Arrogant - well I try not to be but I am sure I am at times.
Insensitive - sometimes. It’s tough not to be seen as insensitive when a deadline from a federal court is ticking closer and closer and things need to be done, and done immediately.
Asshole - possible, but that is really not for me to judge.

Yes I have called people at “inappropriate” times to do “ridiculous” requests. But I have never asked them to do anything I am nto doing myself - if I am asking you to work through the night you had better believe I am working through the night too, in the vast majority of situations. And I have never asked a support person to miss a close friends wedding, though I have done the same myself.

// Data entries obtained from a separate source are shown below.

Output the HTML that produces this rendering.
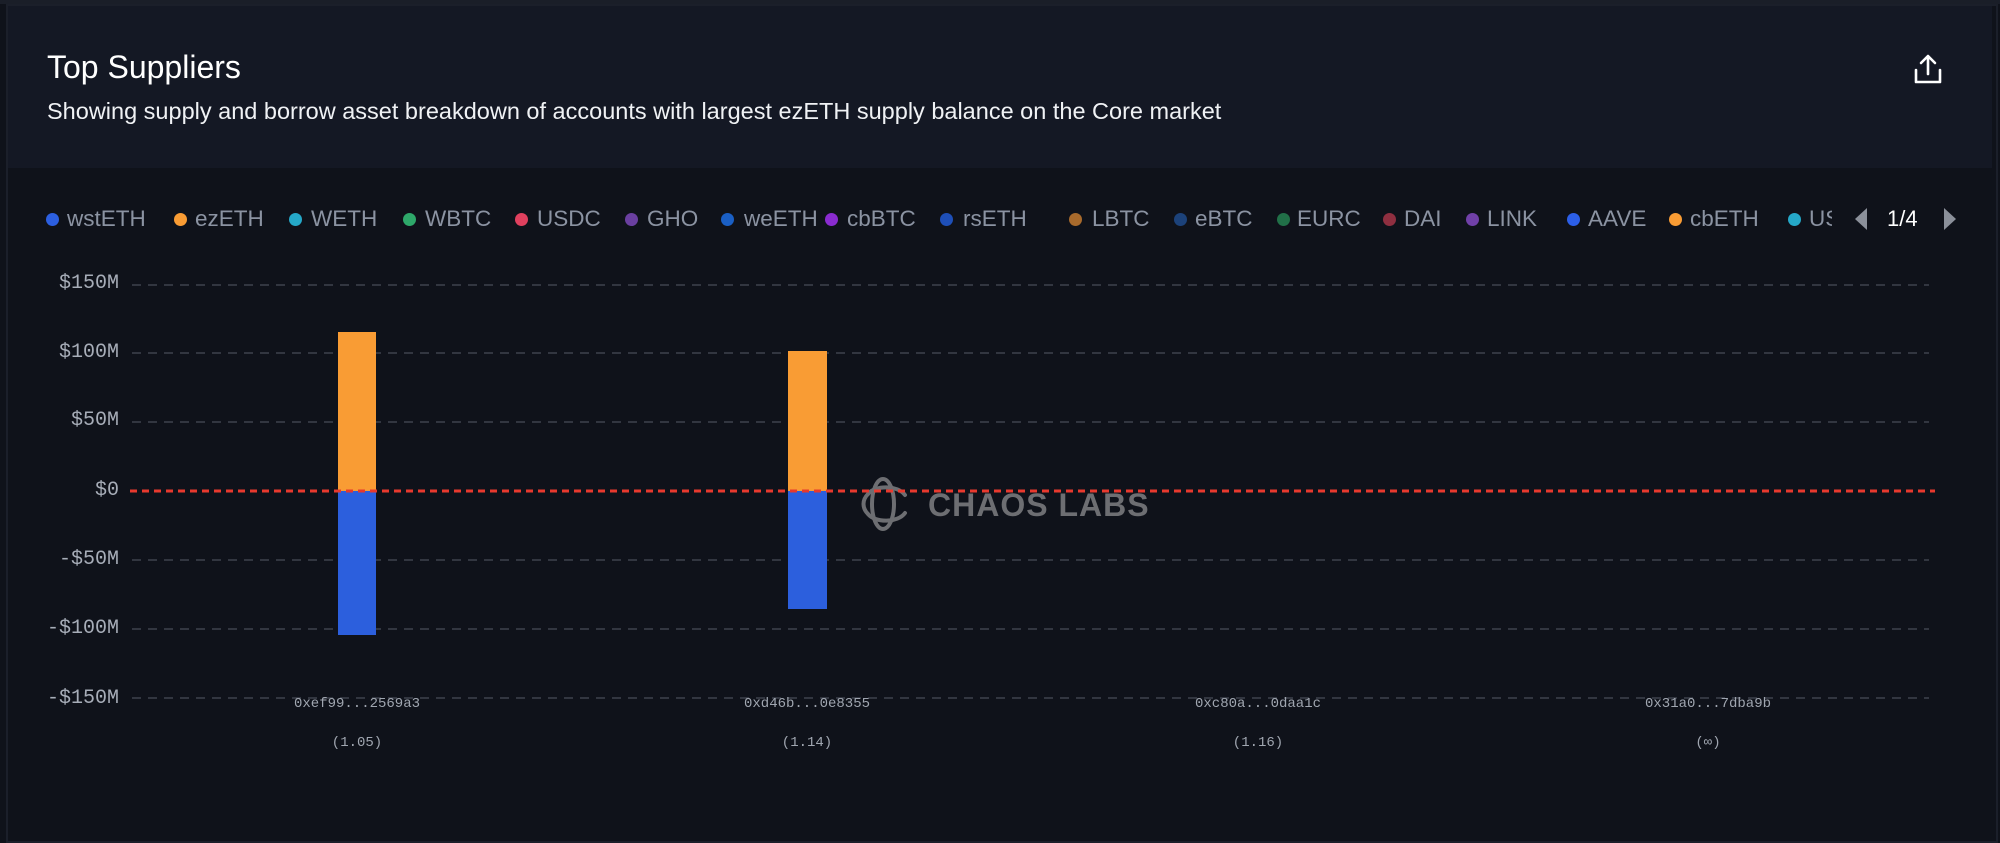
<!DOCTYPE html>
<html><head><meta charset="utf-8"><style>
html,body{margin:0;padding:0;width:2000px;height:843px;background:#0f121a;overflow:hidden;font-family:"Liberation Sans",sans-serif}
.card{position:absolute;left:6px;top:4px;width:1988px;height:835px;border:2px solid #1b1f2a;background:#0f121a}
.outer{position:absolute;left:0;top:0;width:2000px;height:4px;background:#1a1e28}
.hdr{position:absolute;left:8px;top:6px;width:1984px;height:162px;background:#141824}
.t{position:absolute;left:47px;top:49px;font-size:32px;color:#fff;font-weight:500}
.s{position:absolute;left:47px;top:98px;font-size:23.5px;color:#f0f2f5}
.lg{position:absolute;top:206px;font-size:22.5px;color:#8b93a2;white-space:nowrap}
.dot{position:absolute;top:213px;width:13px;height:13px;border-radius:50%}
.yl{position:absolute;right:1881px;font-family:"Liberation Mono",monospace;font-size:20px;color:#a7adb8;text-align:right}
.xl{position:absolute;font-family:"Liberation Mono",monospace;font-size:14px;color:#a0a6b0;transform:translateX(-50%);white-space:nowrap}
</style></head><body>
<div class="outer"></div>
<div class="card"></div>
<div class="hdr"></div>
<div class="t">Top Suppliers</div>
<div class="s">Showing supply and borrow asset breakdown of accounts with largest ezETH supply balance on the Core market</div>
<svg style="position:absolute;left:1912px;top:52px" width="32" height="34" viewBox="0 0 32 34"><path d="M16 4V22M9 11L16 4L23 11" stroke="#fff" stroke-width="2.6" fill="none" stroke-linecap="round" stroke-linejoin="round"/><path d="M4 18V30H28V18" stroke="#fff" stroke-width="2.6" fill="none" stroke-linecap="round" stroke-linejoin="round"/></svg>

<div style="position:absolute;left:0;top:190px;width:1832px;height:60px;overflow:hidden">
<div class="dot" style="left:46px;top:23px;background:#2c5fe0"></div><div class="lg" style="left:67px;top:16px">wstETH</div>
<div class="dot" style="left:174px;top:23px;background:#f99c34"></div><div class="lg" style="left:195px;top:16px">ezETH</div>
<div class="dot" style="left:289px;top:23px;background:#25a8c8"></div><div class="lg" style="left:311px;top:16px">WETH</div>
<div class="dot" style="left:403px;top:23px;background:#2ea86a"></div><div class="lg" style="left:425px;top:16px">WBTC</div>
<div class="dot" style="left:515px;top:23px;background:#e0405e"></div><div class="lg" style="left:537px;top:16px">USDC</div>
<div class="dot" style="left:625px;top:23px;background:#6a3fa0"></div><div class="lg" style="left:647px;top:16px">GHO</div>
<div class="dot" style="left:721px;top:23px;background:#1a5fc4"></div><div class="lg" style="left:744px;top:16px">weETH</div>
<div class="dot" style="left:825px;top:23px;background:#8a2bd0"></div><div class="lg" style="left:847px;top:16px">cbBTC</div>
<div class="dot" style="left:940px;top:23px;background:#1e4fb8"></div><div class="lg" style="left:963px;top:16px">rsETH</div>
<div class="dot" style="left:1069px;top:23px;background:#a86a2c"></div><div class="lg" style="left:1092px;top:16px">LBTC</div>
<div class="dot" style="left:1174px;top:23px;background:#1c427a"></div><div class="lg" style="left:1195px;top:16px">eBTC</div>
<div class="dot" style="left:1277px;top:23px;background:#217048"></div><div class="lg" style="left:1297px;top:16px">EURC</div>
<div class="dot" style="left:1383px;top:23px;background:#8f2f40"></div><div class="lg" style="left:1404px;top:16px">DAI</div>
<div class="dot" style="left:1466px;top:23px;background:#7040a8"></div><div class="lg" style="left:1487px;top:16px">LINK</div>
<div class="dot" style="left:1567px;top:23px;background:#2c5fe8"></div><div class="lg" style="left:1588px;top:16px">AAVE</div>
<div class="dot" style="left:1669px;top:23px;background:#f99c34"></div><div class="lg" style="left:1690px;top:16px">cbETH</div>
<div class="dot" style="left:1788px;top:23px;background:#25a8c8"></div><div class="lg" style="left:1809px;top:16px">US</div>
</div>
<svg style="position:absolute;left:1853px;top:207px" width="16" height="24"><path d="M14 1L2 12L14 23Z" fill="#8b909a"/></svg>
<div style="position:absolute;left:1887px;top:206px;font-size:22px;color:#fff">1/4</div>
<svg style="position:absolute;left:1942px;top:207px" width="16" height="24"><path d="M2 1L14 12L2 23Z" fill="#8b909a"/></svg>

<div class="yl" style="top:272px">$150M</div>
<div class="yl" style="top:341px">$100M</div>
<div class="yl" style="top:409px">$50M</div>
<div class="yl" style="top:479px">$0</div>
<div class="yl" style="top:548px">-$50M</div>
<div class="yl" style="top:617px">-$100M</div>
<div class="yl" style="top:687px">-$150M</div>

<svg style="position:absolute;left:0;top:0" width="2000" height="843">
<g stroke="#474c57" stroke-width="1.3" stroke-dasharray="9 7">
<line x1="132" y1="285" x2="1929" y2="285"/>
<line x1="132" y1="353" x2="1929" y2="353"/>
<line x1="132" y1="422" x2="1929" y2="422"/>
<line x1="132" y1="560" x2="1929" y2="560"/>
<line x1="132" y1="629" x2="1929" y2="629"/>
<line x1="132" y1="698" x2="1929" y2="698"/>
</g>
<rect x="338" y="332" width="38" height="159" fill="#f99c34"/>
<rect x="338" y="491" width="38" height="144" fill="#2c5fdd"/>
<rect x="788" y="351" width="39" height="140" fill="#f99c34"/>
<rect x="788" y="491" width="39" height="118" fill="#2c5fdd"/>
<g fill="none" stroke="#6d6e72" stroke-width="4" stroke-linecap="round">
<ellipse cx="883" cy="504" rx="11" ry="25"/>
<path d="M905 495C898 485 875 485 868 494M905 513C898 523 875 523 868 514"/>
<path d="M868 494C862 500 862 508 868 514"/>
</g>
<text x="928" y="516" font-family="Liberation Sans" font-weight="bold" font-size="32" fill="#6d6e72" letter-spacing="1">CHAOS LABS</text>
<line x1="130" y1="491" x2="1935" y2="491" stroke="#e8392e" stroke-width="3" stroke-dasharray="7 5"/>
</svg>

<div class="xl" style="left:357px;top:696px">0xef99...2569a3</div>
<div class="xl" style="left:357px;top:735px">(1.05)</div>
<div class="xl" style="left:807px;top:696px">0xd46b...0e8355</div>
<div class="xl" style="left:807px;top:735px">(1.14)</div>
<div class="xl" style="left:1258px;top:696px">0xc80a...0daa1c</div>
<div class="xl" style="left:1258px;top:735px">(1.16)</div>
<div class="xl" style="left:1708px;top:696px">0x31a0...7dba9b</div>
<div class="xl" style="left:1708px;top:735px">(∞)</div>
</body></html>
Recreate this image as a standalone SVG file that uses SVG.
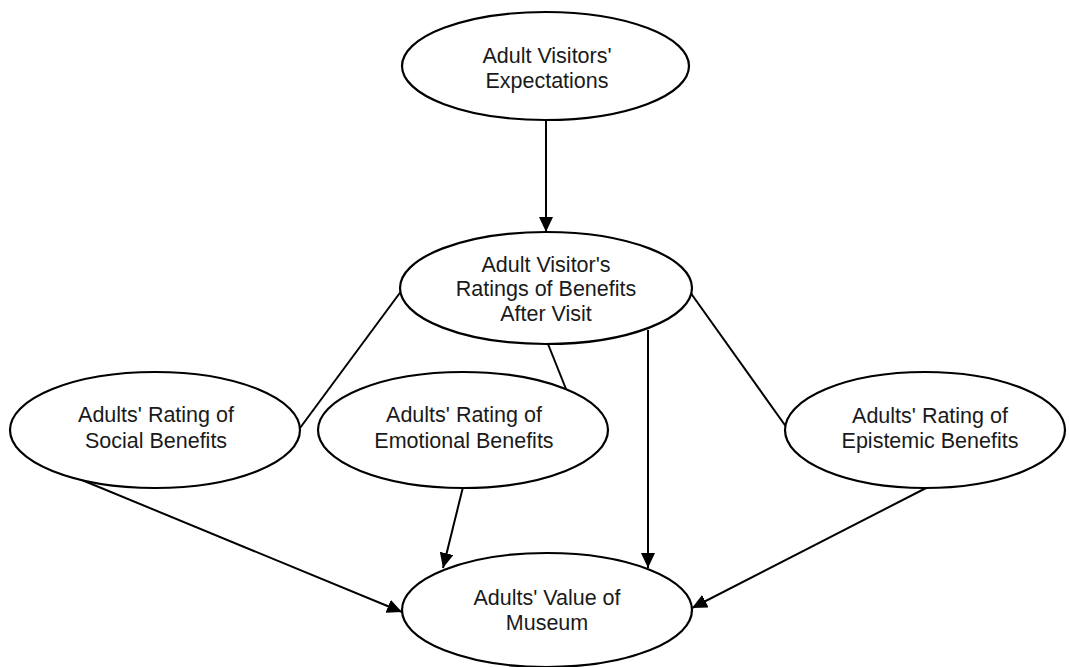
<svg xmlns="http://www.w3.org/2000/svg" width="1070" height="667" viewBox="0 0 1070 667">
<style>
.node ellipse{fill:#fff;stroke:#000;stroke-width:2.2}
.node text{font-family:"Liberation Sans",Arial,sans-serif;font-size:21.5px;fill:#1a1a1a;text-anchor:middle}
.edge{stroke:#000;stroke-width:2;fill:none}
</style>
<defs>
<marker id="arr" markerUnits="userSpaceOnUse" markerWidth="16" markerHeight="14" refX="15" refY="7" orient="auto">
<path d="M0,0 L15,7 L0,14 Z" fill="#000"/>
</marker>
</defs>
<rect width="1070" height="667" fill="#fff"/>
<g id="connectors">
<line class="edge" x1="546" y1="120" x2="546" y2="232" marker-end="url(#arr)"/>
<line class="edge" x1="402" y1="290" x2="300" y2="428"/>
<line class="edge" x1="548" y1="344" x2="566" y2="389"/>
<line class="edge" x1="648" y1="330" x2="648" y2="568" marker-end="url(#arr)"/>
<line class="edge" x1="690" y1="292" x2="787" y2="428"/>
<line class="edge" x1="77" y1="478" x2="402" y2="612" marker-end="url(#arr)"/>
<line class="edge" x1="463" y1="487" x2="443" y2="568" marker-end="url(#arr)"/>
<line class="edge" x1="930" y1="486" x2="692" y2="608" marker-end="url(#arr)"/>
</g>
<g id="expectations" class="node">
<ellipse cx="545.5" cy="66" rx="143.5" ry="54"/>
<text x="547" y="63">Adult Visitors'</text>
<text x="547" y="88">Expectations</text>
</g>
<g id="ratings" class="node">
<ellipse cx="546" cy="288" rx="146" ry="56"/>
<text x="546" y="272">Adult Visitor's</text>
<text x="546" y="296">Ratings of Benefits</text>
<text x="546" y="321">After Visit</text>
</g>
<g id="social" class="node">
<ellipse cx="155" cy="430" rx="145" ry="58"/>
<text x="156" y="422">Adults' Rating of</text>
<text x="156" y="448">Social Benefits</text>
</g>
<g id="emotional" class="node">
<ellipse cx="463" cy="430" rx="145" ry="58"/>
<text x="464" y="422">Adults' Rating of</text>
<text x="464" y="448">Emotional Benefits</text>
</g>
<g id="epistemic" class="node">
<ellipse cx="925" cy="430" rx="140" ry="58"/>
<text x="930" y="423">Adults' Rating of</text>
<text x="930" y="448">Epistemic Benefits</text>
</g>
<g id="value" class="node">
<ellipse cx="547" cy="610" rx="145" ry="57"/>
<text x="547" y="605">Adults' Value of</text>
<text x="547" y="630">Museum</text>
</g>
</svg>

It’s a job that has a lot of shitty deadlines, which are often not flexible. That results in crankiness all round. People (and I work with some of them) who expect others to do the impossible, yet leave at 6 pm themselves, are assholes to work with. But being asked to do the ridiculous at inappropriate times is part and parcel of working with litigators. If you don’t like it, well, none of us do. But if it is a big enough deal, I suggest working with other people.

Yesterday a client said to me: “I’m not having any fun. Why should I keep coming back here if I don’t have any fun?”

So there you have it.

Given the huge numbers of delays, continuances, recesses, etc., granted by judges, I simply don’t believe this. Plus, judges work such short hours, that is why these trials go on for months. look at the OJ Simpson trial-stuff that could have been covered in a few hours took weeks-because of constant challeneges, interupptions, and recesses.
I would guess a trial court judge puts in less than 4 hours a day

Some deadlines are flexible. Others aren’t. I guess I am wrong that the 10 Day deadline that expires for us on Monday (but fortunately does not include a lot of work) cannot be altered because you say so.

All I am saying is that if I need something done at 4 am, the support service that is available at 4 am is more likely to get the business. I bear no grudges to those who chose not to be available then, but I am less likely to use them, both for the late night stuff, and for work in general.

You’d be wrong.

Would you just do away with these processes? Perhaps we could dispense with the courtroom altogether, and just build a gallows at the police station. Would that meet your standards of ruthless efficiency?

Related more to the OP, if more regarding how does a lawyer keep defending scum as opposed to how does one end up defending scum.

I interned for a semester with the Public Defender, and ended up doing a lot of work with one of the attorneys who handled a lot of child abuse cases. This guy was not the type of attorney portrayed earlier in this thread as graduating at the bottom of his class and not being able to find another job. Instead, he was pretty high up in his class at Penn, and believed in defending indigent people.

Anyway, one of the first cases I helped out on was a guy who was up for 16 counts of child rape. His sole defense, not believed by the judge/jury apparently, was that he did not start until the children were 14 or so. Quite an introduction for me.

So I asked the attorney how he kept on doing this day, after day, expecting to hear something along the lines of waiting for that classic miscarriage of justice situation to pop up. Instead he answered it just by saying that he finds one little piece of humanity in every client, and focuses on that and tries to ensure that the system treats them fairly and justly.

All credit to the guy. Not only is he one of the best litigators I have ever come across, but he is also doing a job that has to be done for our system to operate, but that I could not do.

The problem with your idea is not the deterrence factor. Police probably would be more deterred by personal fines than evidence suppression. The problem is that it is entirely unfair to police. We cannot expect police to be lawyers. They will make mistakes–lots of them. If we let them off for mistakes, we will have to distinguish mistakes from “mistakes” and your system will break down.

You are dead wrong. Again

I think the OJ reference has exposed you- is everything you think you know about the legal profession based on what you see on TV?

Because you haven’t been in the ballpark yet.